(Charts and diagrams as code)
▽

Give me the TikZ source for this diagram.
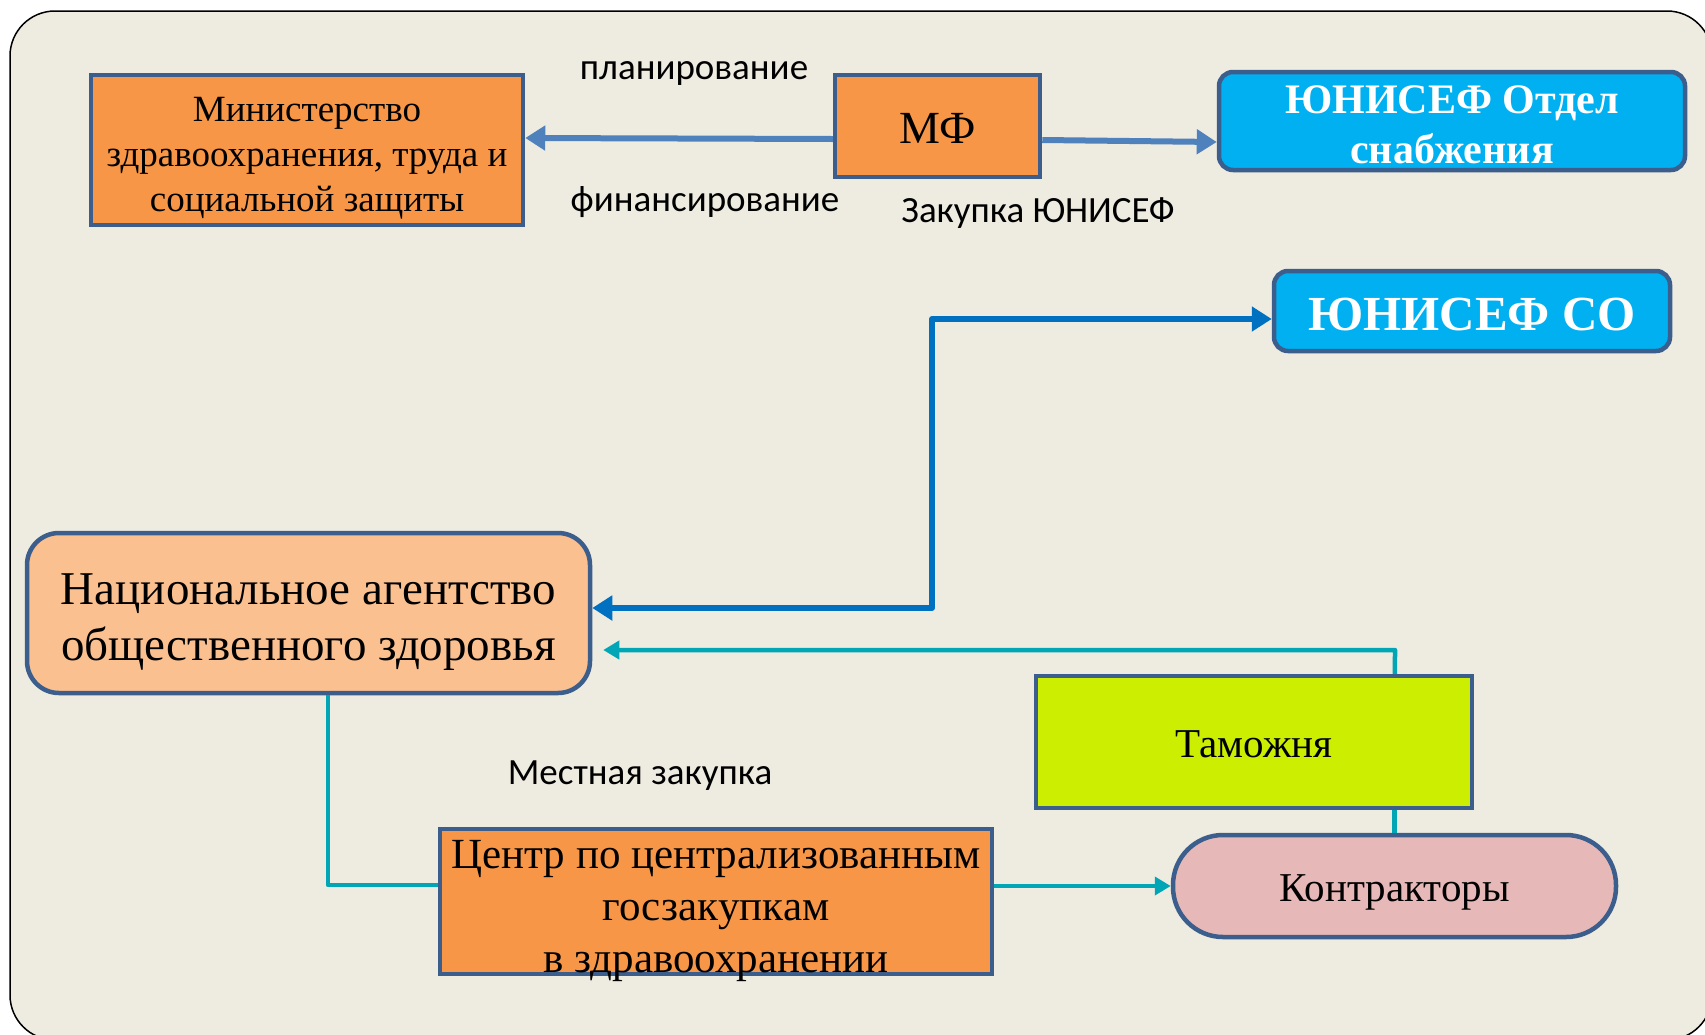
\documentclass[tikz,border=0pt]{standalone}
\usepackage{fontspec}
\setmainfont{Liberation Serif}
\newfontfamily\lblfont{Carlito}
\usetikzlibrary{arrows.meta,calc}
\definecolor{bgc}{RGB}{238,235,224}
\definecolor{bordc}{RGB}{59,94,140}
\definecolor{orng}{RGB}{247,150,70}
\definecolor{lorng}{RGB}{250,192,144}
\definecolor{cyanb}{RGB}{0,176,240}
\definecolor{lime}{RGB}{204,238,0}
\definecolor{pinkc}{RGB}{230,184,183}
\definecolor{arrblue}{RGB}{79,129,189}
\definecolor{darkblue}{RGB}{0,112,192}
\definecolor{teal}{RGB}{0,166,182}
\pgfdeclarelayer{back}
\pgfdeclarelayer{edges}
\pgfsetlayers{back,edges,main}
\newcommand{\tstrut}[1]{\rule{0pt}{#1}}
\tikzset{
  box/.style={draw=bordc, line width=4.5pt, inner sep=0pt, align=center, text=black},
  lbl/.style={inner sep=0pt, anchor=base, font=\lblfont\fontsize{37}{44}\selectfont},
  tip/.style={-{Triangle[length=20pt,width=24pt]}},
  tipboth/.style={{Triangle[length=20pt,width=24pt]}-{Triangle[length=20pt,width=24pt]}},
  ttip/.style={-{Triangle[length=16pt,width=18pt]}},
  conn/.style={line width=6pt},
  tconn/.style={line width=4.5pt, draw=teal},
}
\begin{document}
\begin{tikzpicture}[x=1pt,y=-1pt]
\useasboundingbox (0,0) rectangle (1705,1034);
\begin{pgfonlayer}{back}
\draw[fill=bgc, draw=black, line width=1.5pt, rounded corners=45pt] (10,11) rectangle (1712,1040);
\end{pgfonlayer}

\node[box, fill=orng, minimum width=432pt, minimum height=150pt, font=\fontsize{37}{45}\selectfont] (min) at (307,150) {\tstrut{40pt}Министерство\\здравоохранения, труда и\\социальной защиты};
\node[box, fill=orng, minimum width=205pt, minimum height=102pt, font=\fontsize{46}{52}\selectfont] (mf) at (937.5,126) {\tstrut{35pt}МФ};
\node[box, fill=cyanb, rounded corners=14pt, minimum width=466pt, minimum height=98pt, text=white, font=\bfseries\fontsize{42}{50}\selectfont] (sup) at (1452,121) {\tstrut{35pt}ЮНИСЕФ Отдел\\снабжения};
\node[box, fill=cyanb, rounded corners=14pt, minimum width=396pt, minimum height=80pt, text=white, font=\bfseries\fontsize{49}{56}\selectfont] (co) at (1472,311) {\tstrut{40pt}ЮНИСЕФ СО};
\node[box, fill=lorng, rounded corners=32pt, minimum width=563pt, minimum height=160pt, font=\fontsize{47}{56}\selectfont] (ag) at (308.5,613) {\tstrut{49pt}Национальное агентство\\общественного здоровья};
\node[box, fill=orng, minimum width=552pt, minimum height=145pt, font=\fontsize{43}{52}\selectfont] (cen) at (716,901.5) {\raisebox{-15pt}[0pt][0pt]{\begin{tabular}{@{}c@{}}Центр по централизованным\\госзакупкам\\в здравоохранении\end{tabular}}};
\node[box, fill=pinkc, rounded corners=50pt, minimum width=443pt, minimum height=102pt, font=\fontsize{41}{48}\selectfont] (con) at (1394.5,886) {\tstrut{40pt}Контракторы};

\begin{pgfonlayer}{edges}
\draw[tconn, ttip, line join=round] (con.north) -- (1395,650) -- ($(ag.east)+(11,37)$);
\end{pgfonlayer}
\node[box, fill=lime, minimum width=436pt, minimum height=132pt, font=\fontsize{41}{48}\selectfont] (tam) at (1254,742) {\tstrut{31.5pt}Таможня};
\draw[tconn] (con.north) -- (tam.south -| con.north);

\draw[conn, draw=arrblue, tip] ($(mf.west)+(0,13)$) -- ($(min.east)+(0,-12)$);
\draw[conn, draw=arrblue, tip] ($(mf.east)+(0,14)$) -- ($(sup.west)+(0,21)$);
\draw[conn, draw=darkblue, tipboth, line join=round] ($(ag.east)+(0,-5)$) -- (932,608) -- (932,319) -- ($(co.west)+(0,8)$);
\draw[tconn, line join=round] (ag.south -| 328,0) -- (328,885) -- (cen.west |- 0,885);
\draw[tconn, ttip] (cen.east |- 0,886) -- (con.west);

\node[lbl] (l1) at (694,79) {планирование};
\node[lbl] (l2) at (705,211) {финансирование};
\node[lbl] (l3) at (1038,222) {Закупка ЮНИСЕФ};
\node[lbl] (l4) at (640,784) {Местная закупка};
\end{tikzpicture}
\end{document}
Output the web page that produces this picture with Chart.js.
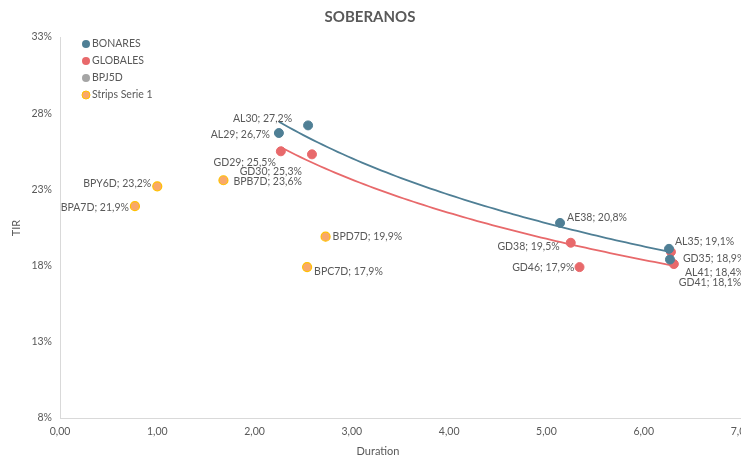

△

# REQUIRED WORK:
Omit the pictures and reproduce the listing exactly.

# FINAL RESULT:
Give me the TikZ source for this diagram.
\documentclass[tikz,border=0pt]{standalone}
\usepackage{fontspec}
\setmainfont{Liberation Serif}
\newfontfamily\lblfont{Carlito}
\usetikzlibrary{arrows.meta,calc}
\definecolor{bgc}{RGB}{238,235,224}
\definecolor{bordc}{RGB}{59,94,140}
\definecolor{orng}{RGB}{247,150,70}
\definecolor{lorng}{RGB}{250,192,144}
\definecolor{cyanb}{RGB}{0,176,240}
\definecolor{lime}{RGB}{204,238,0}
\definecolor{pinkc}{RGB}{230,184,183}
\definecolor{arrblue}{RGB}{79,129,189}
\definecolor{darkblue}{RGB}{0,112,192}
\definecolor{teal}{RGB}{0,166,182}
\pgfdeclarelayer{back}
\pgfdeclarelayer{edges}
\pgfsetlayers{back,edges,main}
\newcommand{\tstrut}[1]{\rule{0pt}{#1}}
\tikzset{
  box/.style={draw=bordc, line width=4.5pt, inner sep=0pt, align=center, text=black},
  lbl/.style={inner sep=0pt, anchor=base, font=\lblfont\fontsize{37}{44}\selectfont},
  tip/.style={-{Triangle[length=20pt,width=24pt]}},
  tipboth/.style={{Triangle[length=20pt,width=24pt]}-{Triangle[length=20pt,width=24pt]}},
  ttip/.style={-{Triangle[length=16pt,width=18pt]}},
  conn/.style={line width=6pt},
  tconn/.style={line width=4.5pt, draw=teal},
}
\begin{document}
\begin{tikzpicture}[x=1pt,y=-1pt]
\useasboundingbox (0,0) rectangle (1705,1034);
\begin{pgfonlayer}{back}
\draw[fill=bgc, draw=black, line width=1.5pt, rounded corners=45pt] (10,11) rectangle (1712,1040);
\end{pgfonlayer}

\node[box, fill=orng, minimum width=432pt, minimum height=150pt, font=\fontsize{37}{45}\selectfont] (min) at (307,150) {\tstrut{40pt}Министерство\\здравоохранения, труда и\\социальной защиты};
\node[box, fill=orng, minimum width=205pt, minimum height=102pt, font=\fontsize{46}{52}\selectfont] (mf) at (937.5,126) {\tstrut{35pt}МФ};
\node[box, fill=cyanb, rounded corners=14pt, minimum width=466pt, minimum height=98pt, text=white, font=\bfseries\fontsize{42}{50}\selectfont] (sup) at (1452,121) {\tstrut{35pt}ЮНИСЕФ Отдел\\снабжения};
\node[box, fill=cyanb, rounded corners=14pt, minimum width=396pt, minimum height=80pt, text=white, font=\bfseries\fontsize{49}{56}\selectfont] (co) at (1472,311) {\tstrut{40pt}ЮНИСЕФ СО};
\node[box, fill=lorng, rounded corners=32pt, minimum width=563pt, minimum height=160pt, font=\fontsize{47}{56}\selectfont] (ag) at (308.5,613) {\tstrut{49pt}Национальное агентство\\общественного здоровья};
\node[box, fill=orng, minimum width=552pt, minimum height=145pt, font=\fontsize{43}{52}\selectfont] (cen) at (716,901.5) {\raisebox{-15pt}[0pt][0pt]{\begin{tabular}{@{}c@{}}Центр по централизованным\\госзакупкам\\в здравоохранении\end{tabular}}};
\node[box, fill=pinkc, rounded corners=50pt, minimum width=443pt, minimum height=102pt, font=\fontsize{41}{48}\selectfont] (con) at (1394.5,886) {\tstrut{40pt}Контракторы};

\begin{pgfonlayer}{edges}
\draw[tconn, ttip, line join=round] (con.north) -- (1395,650) -- ($(ag.east)+(11,37)$);
\end{pgfonlayer}
\node[box, fill=lime, minimum width=436pt, minimum height=132pt, font=\fontsize{41}{48}\selectfont] (tam) at (1254,742) {\tstrut{31.5pt}Таможня};
\draw[tconn] (con.north) -- (tam.south -| con.north);

\draw[conn, draw=arrblue, tip] ($(mf.west)+(0,13)$) -- ($(min.east)+(0,-12)$);
\draw[conn, draw=arrblue, tip] ($(mf.east)+(0,14)$) -- ($(sup.west)+(0,21)$);
\draw[conn, draw=darkblue, tipboth, line join=round] ($(ag.east)+(0,-5)$) -- (932,608) -- (932,319) -- ($(co.west)+(0,8)$);
\draw[tconn, line join=round] (ag.south -| 328,0) -- (328,885) -- (cen.west |- 0,885);
\draw[tconn, ttip] (cen.east |- 0,886) -- (con.west);

\node[lbl] (l1) at (694,79) {планирование};
\node[lbl] (l2) at (705,211) {финансирование};
\node[lbl] (l3) at (1038,222) {Закупка ЮНИСЕФ};
\node[lbl] (l4) at (640,784) {Местная закупка};
\end{tikzpicture}
\end{document}
Output the web page that produces this picture with Chart.js.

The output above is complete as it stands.